Calabrese anticipates more academic research being conducted to find the answer to those questions — including which social media company’s election ads policy best reduces misinformation tactics — but said it’s hard to say now what exact impact interference could have on the 2020 elections.
Tech antitrust
As the Department of Justice, Federal Trade Commission and House lawmakers continue their antitrust reviews of the technology industry, with conclusions to some of those investigations expected in 2020, Calabrese said regulators will ramp up their efforts by taking action against a company beyond just opening probes.

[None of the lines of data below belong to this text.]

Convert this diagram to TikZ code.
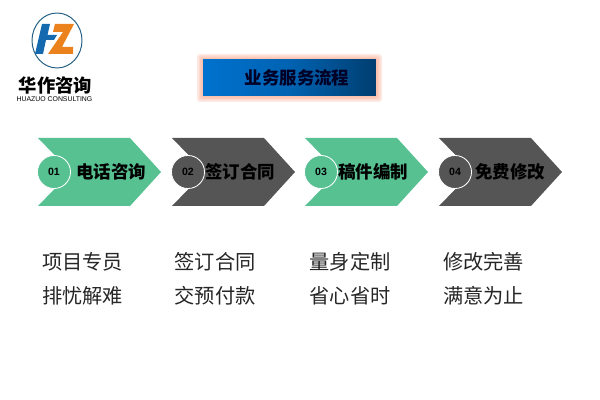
\documentclass[tikz,border=0pt]{standalone}
\usepackage{fontspec}
\setmainfont{Noto Sans CJK SC}
\newfontfamily\latinfont{Liberation Sans}
\definecolor{ArrGreen}{RGB}{87,193,146}
\definecolor{ArrGray} {RGB}{85,85,85}
\definecolor{LogoBlue}{RGB}{20,105,175}
\definecolor{LogoOrng}{RGB}{235,130,30}
\definecolor{LogoLine}{RGB}{35,95,130}
\definecolor{HdrLeft} {RGB}{0,114,206}
\definecolor{HdrRight}{RGB}{0,62,112}
\definecolor{HdrGlow} {RGB}{248,150,120}
\tikzset{
  nd_num/.style={circle,draw=white,line width=0.6pt,minimum size=23.5pt,inner sep=0pt},
  nd_numtxt/.style={inner sep=0pt,font=\latinfont\fontsize{7.5}{8}\selectfont\bfseries,text=black},
  nd_step/.style={font=\fontsize{12.4}{14}\selectfont\bfseries,text=black,inner sep=0pt},
  nd_note/.style={font=\fontsize{14.4}{24.2}\selectfont,align=center,text=black!85,inner sep=0pt},
  nd_hdr/.style={minimum width=123pt,minimum height=25.6pt,inner sep=0pt,left color=HdrLeft,right color=HdrRight,middle color=HdrLeft!70!HdrRight},
}
% one arrow: left edge, fill colour, name, number
\newcommand{\steparrow}[4]{%
  \fill[#2] (#1,138) -- (#1+92,138) -- (#1+123,172) -- (#1+92,206) -- (#1,206) -- (#1+33,172) -- cycle;
  \node[nd_num,fill=#2] at (#1+16,172) (#3) {};
  \node[nd_numtxt] at (#3) {#4};}
\begin{document}
\begin{tikzpicture}[x=0.025cm,y=-0.025cm]
\useasboundingbox (0,0) rectangle (600,400);
% logo
\draw[LogoLine,line width=0.7pt] (57,40.5) ellipse (25 and 27.5);
\fill[LogoBlue] (42,24) -- (50,24) -- (47.5,35) -- (57,35) -- (54,40) -- (46,40) -- (43,54) -- (35,54) -- cycle;
\fill[LogoOrng] (55,24) -- (74,24) -- (62,47) -- (73,47) -- (73,54) -- (48,54) -- (63,32) -- (53,32) -- cycle;
\node[font=\fontsize{13}{14}\selectfont\bfseries,inner sep=0pt] at (55.5,85) (LogoCn) {华作咨询};
\node[font=\latinfont\fontsize{4.9}{6}\selectfont,inner sep=0pt] at (54.5,99) (LogoEn) {HUAZUO CONSULTING};
% header
\foreach \g in {6,4.5,3,1.5}{
  \fill[HdrGlow,opacity=0.2,rounded corners=2pt] (203-\g,60-\g) rectangle (376+\g,96+\g);}
\node[nd_hdr] at (289.5,78) (Hdr) {};
\node[font=\fontsize{12.4}{14}\selectfont\bfseries,text=black!85!blue,inner sep=0pt] at (297,78) (HdrTxt) {业务服务流程};
% arrows
\steparrow{38}{ArrGreen}{N1}{01}
\steparrow{172}{ArrGray}{N2}{02}
\steparrow{305}{ArrGreen}{N3}{03}
\steparrow{439}{ArrGray}{N4}{04}
\node[nd_step] at (111,172) (S1) {电话咨询};
\node[nd_step] at (240,172) (S2) {签订合同};
\node[nd_step] at (373,172) (S3) {稿件编制};
\node[nd_step] at (510,172) (S4) {免费修改};
% notes
\node[nd_note] at (82.5,279) (T1) {项目专员\\排忧解难};
\node[nd_note] at (215,279) (T2) {签订合同\\交预付款};
\node[nd_note] at (350,279) (T3) {量身定制\\省心省时};
\node[nd_note] at (483.5,279) (T4) {修改完善\\满意为止};
\end{tikzpicture}
\end{document}
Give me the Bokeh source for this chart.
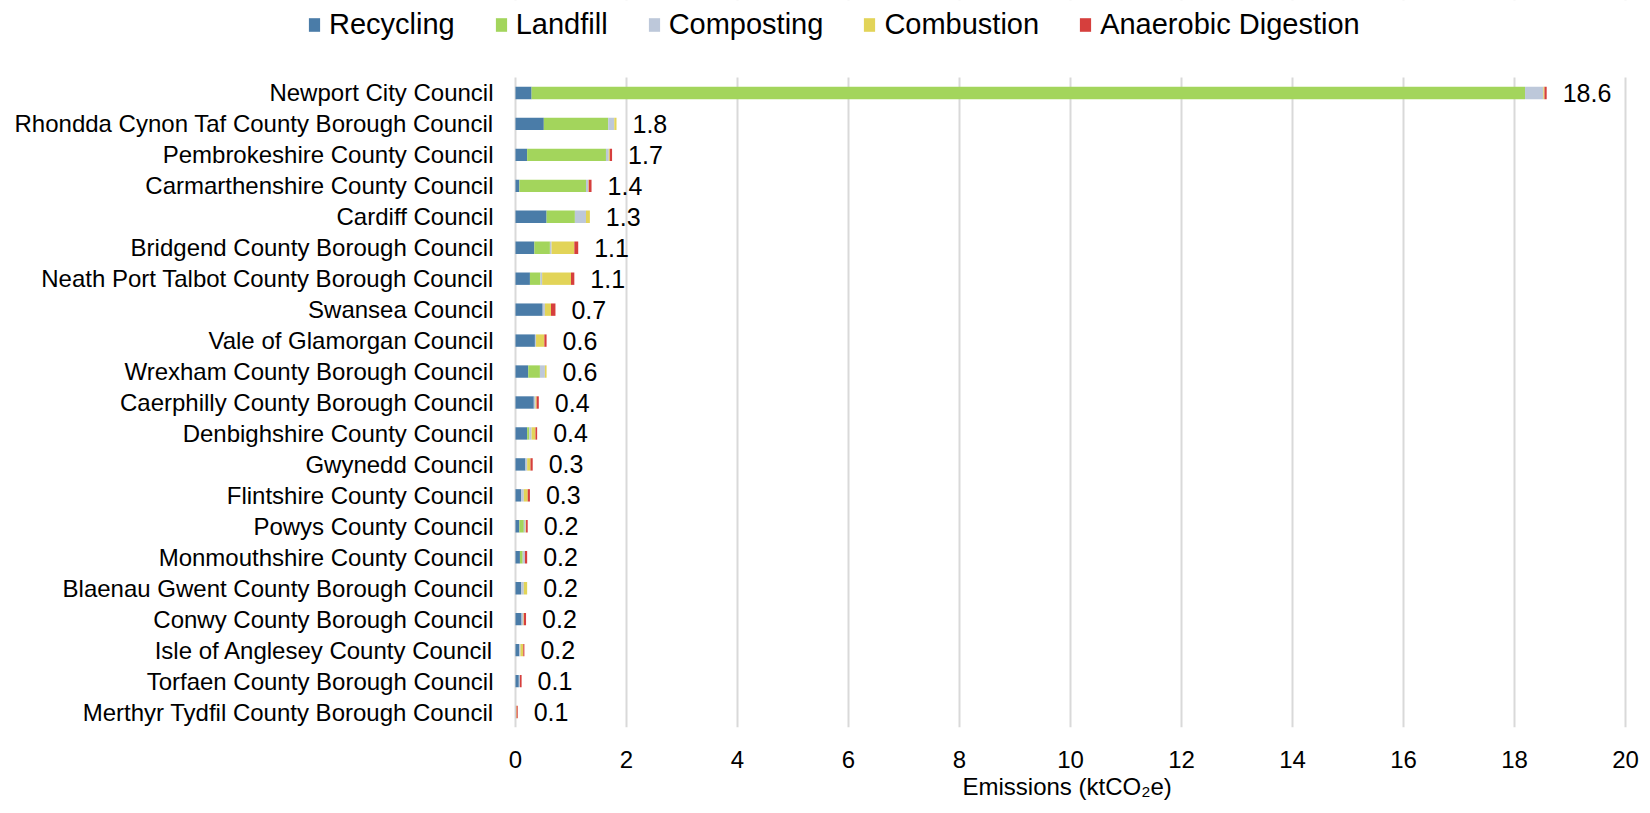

“Sometimes, there’s a little bit of a misapprehension that tech is somehow immune from antitrust laws,” said Calabrese, who added that the idea that a free online product is not subject to antitrust law is “just not true.” “Given some of the bottlenecking in Congress, it makes sense that you might see the regulators get impatient and consider a lawsuit against a tech company.”
But Carl Szabo, vice president and general counsel of industry group NetChoice, which typically doesn’t support antitrust actions against large tech companies, sees the continued interest in antitrust as more of a political tool, saying that once someone pulls back the layers of an argument for breaking up big tech companies, there’s nothing substantial there.
“Once you take more than a knee-jerk analysis of the digital landscape, you realize that there are a lot of competitors out there, that choice is robust and there is no consumer harm,” he said.